Tabitha Benjamin
(University College London)

I am a BA history student at University College London and have just started my second year of study. I am going to talk about my personal experience of making the transition from school to degree level history, bearing in mind that it is often easier to look back than it is to remember what it was like to be looking forward.

My expectations about degree level history were not just slightly askew but were, I think, entirely wrong. These expectations had been cultivated by the way that I had been taught history at A level and by what I had been told to expect from studying for a history degree. It was a transition whose characteristics I had not been able to anticipate, and which revealed the differences between the subject and the discipline – between kings and queens and psychoanalysis.

At school and again at A level I was taught about kings and queens, dictators and prime ministers. We studied bits and pieces of historiography – considered at the time to be the height of difficulty, when, ironically, what we historians were about to undertake at university was in fact a degree in historiography. I felt at the time and I still feel that the complexities of degree level history should not be compromised because of the failings of history teaching in schools. My school experience of history was adequate, but characteristically narrow, traditional and at times very dull. More seriously I was positively disadvantaged in some respects; for example, I barely knew what a journal was and I had never used a footnote before. To some extent these are technicalities that are easily overcome. However, I found being hurled into the creative whirlwind that is the study of history at degree level personally disorientating, and it was, and still is, wholly debilitating for some of my fellow students.

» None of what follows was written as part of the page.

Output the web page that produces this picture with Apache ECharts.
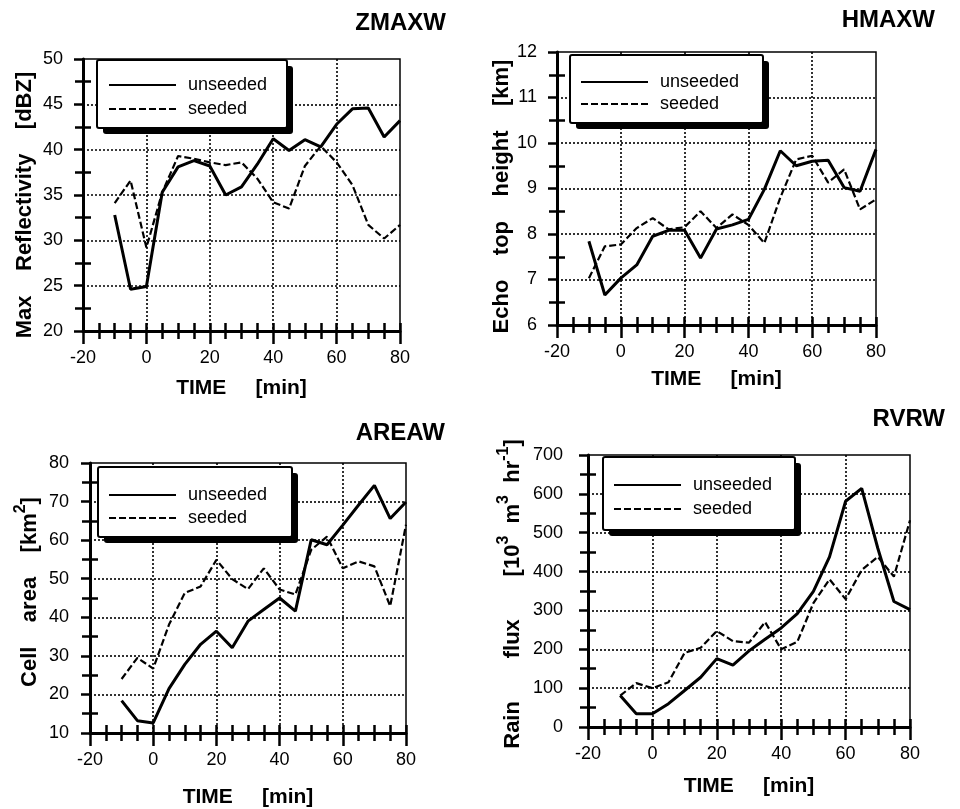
<!DOCTYPE html>
<html>
<head>
<meta charset="utf-8">
<script src="https://cdn.jsdelivr.net/npm/echarts/dist/echarts.min.js"></script>
<style>
  html, body { margin: 0; padding: 0; background: #fff; }
  #chart { width: 960px; height: 809px; }
</style>
</head>
<body>
<div id="chart"></div>
<script>
// Sample times (minutes relative to seeding)
const times = [-10, -5, 0, 5, 10, 15, 20, 25, 30, 35, 40, 45, 50, 55, 60, 65, 70, 75, 80];

// ZMAXW: maximum reflectivity [dBZ]
const zmaxUnseeded = [32.8, 24.6, 24.9, 35.3, 38.1, 38.8, 38.2, 35.0, 35.9, 38.4, 41.2, 39.9, 41.1, 40.3, 42.8, 44.5, 44.6, 41.4, 43.2];
const zmaxSeeded   = [34.1, 36.6, 29.2, 35.3, 39.3, 39.0, 38.6, 38.3, 38.6, 36.8, 34.2, 33.5, 38.2, 40.4, 38.6, 36.1, 31.7, 30.2, 31.7];

// HMAXW: echo top height [km]
const hmaxUnseeded = [7.84, 6.66, 7.03, 7.32, 7.95, 8.08, 8.08, 7.47, 8.11, 8.20, 8.32, 8.98, 9.83, 9.50, 9.60, 9.62, 9.02, 8.94, 9.86];
const hmaxSeeded   = [7.03, 7.73, 7.77, 8.13, 8.35, 8.10, 8.15, 8.50, 8.13, 8.43, 8.20, 7.80, 8.80, 9.64, 9.72, 9.13, 9.42, 8.54, 8.76];

// AREAW: cell area [km2]
const areaUnseeded = [18.4, 13.2, 12.6, 21.5, 27.8, 33.0, 36.4, 32.1, 39.0, 42.0, 45.0, 41.6, 60.1, 58.8, 63.9, 69.1, 74.2, 65.6, 69.9];
const areaSeeded   = [24.0, 29.5, 26.7, 38.1, 46.3, 48.0, 54.9, 49.9, 47.3, 52.7, 47.2, 45.9, 57.5, 60.9, 52.7, 54.5, 53.2, 42.9, 64.0];

// RVRW: rain flux [10^3 m^3 hr^-1]
const rvrUnseeded = [81, 34, 34, 60, 94, 128, 176, 159, 196, 226, 255, 292, 349, 438, 581, 614, 460, 323, 302];
const rvrSeeded   = [81, 113, 100, 115, 191, 204, 247, 221, 217, 270, 200, 219, 319, 380, 329, 404, 438, 387, 532];

// Axis ranges / tick steps
const timeAxis = { min: -20, max: 80, step: 20, minor: 5 };
const zmaxAxis = { min: 20, max: 50, step: 5 };
const hmaxAxis = { min: 6, max: 12, step: 1 };
const areaAxis = { min: 10, max: 80, step: 10 };
const rvrAxis  = { min: 0, max: 700, step: 100 };

const FONT = '"Liberation Sans", Arial, Helvetica, sans-serif';
const INK = '#000';

const panels = [
  {
    title: 'ZMAXW', titleRight: 514, titleTop: 11,
    grid: { left: 83, top: 59, width: 317, height: 272 },
    box: { x: 97, y: 60, w: 190, h: 68 }, legend: { left: 108, top: 76, gap: 6 },
    yRange: zmaxAxis, yName: 'Max    Reflectivity    [dBZ]', yGap: 47, yPad: [0, 20, 0, 0], yLabelMargin: 20,
    xGap: 47,
    unseeded: zmaxUnseeded, seeded: zmaxSeeded
  },
  {
    title: 'HMAXW', titleRight: 25, titleTop: 8,
    grid: { left: 557, top: 52, width: 319, height: 273 },
    box: { x: 570, y: 55, w: 193, h: 68 }, legend: { left: 580, top: 73, gap: 4 },
    yRange: hmaxAxis, yName: 'Echo    top    height    [km]', yGap: 41, yPad: [0, 16, 0, 0], yLabelMargin: 20,
    xGap: 44,
    unseeded: hmaxUnseeded, seeded: hmaxSeeded
  },
  {
    title: 'AREAW', titleRight: 515, titleTop: 421,
    grid: { left: 90, top: 463, width: 316, height: 274 },
    box: { x: 98, y: 467, w: 194, h: 70 }, legend: { left: 108, top: 486, gap: 5 },
    yRange: areaAxis,
    yName: '{b|Cell    area    [km}{s|2}{b|]}', yGap: 43, yPad: [0, 0, 0, 12], yLabelMargin: 21,
    xGap: 54,
    unseeded: areaUnseeded, seeded: areaSeeded
  },
  {
    title: 'RVRW', titleRight: 15, titleTop: 407,
    grid: { left: 588, top: 455, width: 322, height: 272 },
    box: { x: 603, y: 457, w: 192, h: 73 }, legend: { left: 613, top: 476, gap: 6 },
    yRange: rvrAxis,
    yName: '{b|Rain       flux       [10}{s|3}{b|  m}{s|3}{b|  hr}{s|-1}{b|]}', yGap: 58, yPad: [0, 6, 0, 0], yLabelMargin: 25,
    xGap: 49,
    unseeded: rvrUnseeded, seeded: rvrSeeded
  }
];

const tickLine = { color: INK, width: 2.5 };
const gridLine = { color: INK, width: 1.6, type: [2, 2] };
const nameRich = {
  b: { fontSize: 22, fontWeight: 'bold', fontFamily: FONT, color: INK },
  s: { fontSize: 16, fontWeight: 'bold', fontFamily: FONT, color: INK, padding: [0, 0, 18, 0] }
};

const option = {
  backgroundColor: '#fff',
  animation: false,
  title: [], grid: [], xAxis: [], yAxis: [], legend: [], series: [], graphic: []
};

panels.forEach((p, i) => {
  option.title.push({
    text: p.title, right: p.titleRight, top: p.titleTop, padding: 0,
    textStyle: { fontSize: 24, fontWeight: 'bold', color: INK, fontFamily: FONT }
  });

  option.grid.push(Object.assign({
    show: true, borderColor: INK, borderWidth: 1.5, backgroundColor: 'transparent'
  }, p.grid));

  // main time axis: labels, long ticks every 20 min, dotted grid
  option.xAxis.push({
    gridIndex: i, type: 'value', position: 'bottom',
    min: timeAxis.min, max: timeAxis.max, interval: timeAxis.step,
    axisLine: { onZero: false, lineStyle: { color: INK, width: 3 } },
    axisTick: { length: 13, lineStyle: tickLine },
    minorTick: { show: true, splitNumber: timeAxis.step / timeAxis.minor, length: 8, lineStyle: tickLine },
    axisLabel: { margin: 18, color: INK, fontSize: 18, fontFamily: FONT },
    splitLine: { show: true, showMinLine: false, showMaxLine: false, lineStyle: gridLine },
    name: 'TIME     [min]', nameLocation: 'middle', nameGap: p.xGap,
    nameTextStyle: { fontSize: 21, fontWeight: 'bold', color: INK, fontFamily: FONT }
  });
  // companion time axis: inner halves of the crossing 5-min ticks
  option.xAxis.push({
    gridIndex: i, type: 'value', position: 'bottom',
    min: timeAxis.min, max: timeAxis.max, interval: timeAxis.minor,
    axisLine: { show: false, onZero: false },
    axisTick: { inside: true, length: 8, lineStyle: tickLine },
    axisLabel: { show: false }, splitLine: { show: false }
  });

  const r = p.yRange;
  const halfTicks = [];
  for (let v = r.min + r.step / 2; v < r.max; v += r.step) halfTicks.push(v);

  option.yAxis.push({
    gridIndex: i, type: 'value', position: 'left',
    min: r.min, max: r.max, interval: r.step,
    axisLine: { onZero: false, lineStyle: { color: INK, width: 3 } },
    axisTick: { length: 9, lineStyle: tickLine },
    minorTick: { show: true, splitNumber: 2, length: 8, lineStyle: tickLine },
    axisLabel: { margin: p.yLabelMargin, color: INK, fontSize: 18, fontFamily: FONT },
    splitLine: { show: true, showMinLine: false, showMaxLine: false, lineStyle: gridLine },
    name: p.yName, nameLocation: 'middle', nameGap: p.yGap, nameRotate: 90,
    nameTextStyle: { fontSize: 22, fontWeight: 'bold', color: INK, fontFamily: FONT, padding: p.yPad, rich: nameRich }
  });
  option.yAxis.push({
    gridIndex: i, type: 'value', position: 'left',
    min: r.min, max: r.max, interval: r.step / 2,
    axisLine: { show: false, onZero: false },
    axisTick: { inside: true, length: 8, lineStyle: tickLine, customValues: halfTicks },
    axisLabel: { show: false }, splitLine: { show: false }
  });

  // legend frame with a solid drop shadow, drawn under the legend entries
  const b = p.box;
  option.graphic.push({
    type: 'rect', z: 3, silent: true,
    shape: { x: b.x + 6, y: b.y + 6, width: b.w, height: b.h, r: 3 },
    style: { fill: INK }
  });
  option.graphic.push({
    type: 'rect', z: 3, silent: true,
    shape: { x: b.x, y: b.y, width: b.w, height: b.h, r: 2 },
    style: { fill: '#fff', stroke: INK, lineWidth: 2 }
  });

  option.legend.push({
    data: ['unseeded', 'seeded'], orient: 'vertical',
    left: p.legend.left, top: p.legend.top, z: 5,
    padding: 0, itemWidth: 67, itemHeight: 14, itemGap: p.legend.gap,
    selectedMode: false,
    itemStyle: { opacity: 0, borderWidth: 0 },
    textStyle: { fontSize: 18, color: INK, fontFamily: FONT, padding: [0, 0, 0, 7] }
  });

  const pts = vals => times.map((t, k) => [t, vals[k]]);
  option.series.push({
    name: 'unseeded', type: 'line', xAxisIndex: 2 * i, yAxisIndex: 2 * i,
    data: pts(p.unseeded), symbol: 'none',
    lineStyle: { color: INK, width: 3 }, itemStyle: { color: INK }
  });
  option.series.push({
    name: 'seeded', type: 'line', xAxisIndex: 2 * i, yAxisIndex: 2 * i,
    data: pts(p.seeded), symbol: 'none',
    lineStyle: { color: INK, width: 2.2, type: [7, 3] }, itemStyle: { color: INK }
  });
});

const chart = echarts.init(document.getElementById('chart'), null, { renderer: 'canvas' });
chart.setOption(option);
</script>
</body>
</html>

Yet if I could take one thing from my initial experiences of studying history at university, it would be the accompanying excitement of entering a discipline so unsure of its identity – though, of course, obviously unique and autonomous in all its glory! Far more than the tired old question posed to most undergraduates 'what is history?', the question of 'why are you studying history?' has the potential to grab the imagination of A level students and first year undergraduates alike. So, based on my experiences, a positive transition from A level to university will not be found by packaging up degree level history into a tidy box ready to hand out to A level students, but by capitalising from the start – from A level – on history's more enigmatic qualities.

By this I mean real intellectual breadth, inherent creativity and the excitement and uncertainty which such elements cast on the discipline and on studying within it. However, I do acknowledge that whilst this may make the transition from school to university history more coherent, some undergraduates say that, at the very least, this is the kind of thinking that serves to accentuate the perceived vocational problem facing history graduates. Granted, if you teach school kids as well as undergraduates the 'balancing angels on a pin head' idea, it may induce some kind of uncontrollable philosophical epidemic where the last thing history graduates will learn is how to work and contribute conventionally to society. Nevertheless a mirror image of the transition from school to university history is found in the transition from university to a career: both are linked, both are equally important. Some history graduates will argue – usually of the successful barrister kind – that the vocational uncertainty which history undergraduates, and perhaps the government, believe they face does not actually exist. History graduates do 'build economic strength and social harmony', as Charles Clarke put it, precisely because they have been taught the profundity of an intellectually demanding discipline. In this case surely knowledge is enough. I think the government and, indeed, any critics of history as a credible degree subject, should think twice before university education in general forgoes creating people skilled in thinking in favour of people who are skilled in jobs.

During my first year of university I was exposed to some great teaching but I was also exposed to some really bad teaching. Crucially, I do not think I or anyone else seriously suffered as a result. There was a varied level of teaching ability and quality due to the conflict of interests which academics face in research and teaching; to some extent, students have to respect this. But we take charge of our own education when we reach university, and many students are able to take the good with the bad – or perhaps more frequently, the okay with the slightly under-whelming. Seminars were a gift for someone like me, but for others they were a greater challenge; many felt hampered by their inability to adapt in seminar or discussion situations. Is this the result of a limited and narrowly conceived idea of history forged in the school classroom? Maybe. My observation is that the majority of students – from all backgrounds – were a little inarticulate and unskilled in the art of discussion. I imagine the problem would be similar even in universities where there are less rigorous selection procedures. Having said this, seminars and lectures were and are engaging and challenging in ways that I never experienced at school. Moreover, I have always been given a 'sky's the limit' kind of encouragement where my creativity and vigour are rewarded highly. And more than anything I have had fun, fun which initially I never felt possible considering I did not know what a footnote was.

Still, I cannot help feeling that these problems of transition are more than a simple question of schools providing better preparation for university; it is more a case of positively challenging the divide between school and university history – something which almost everyone here today has agreed with. Making a success of the transition from school to university history is down to personal choices and aptitudes. However, I strongly believe that an injustice is done to all students by concealing the depth of the discipline until degree level. Although the transition is unlikely ever to be smooth and easy, if history is presented from the start as an enigma to be wrestled with, varied and uncertain, the transition is sure to be fruitful.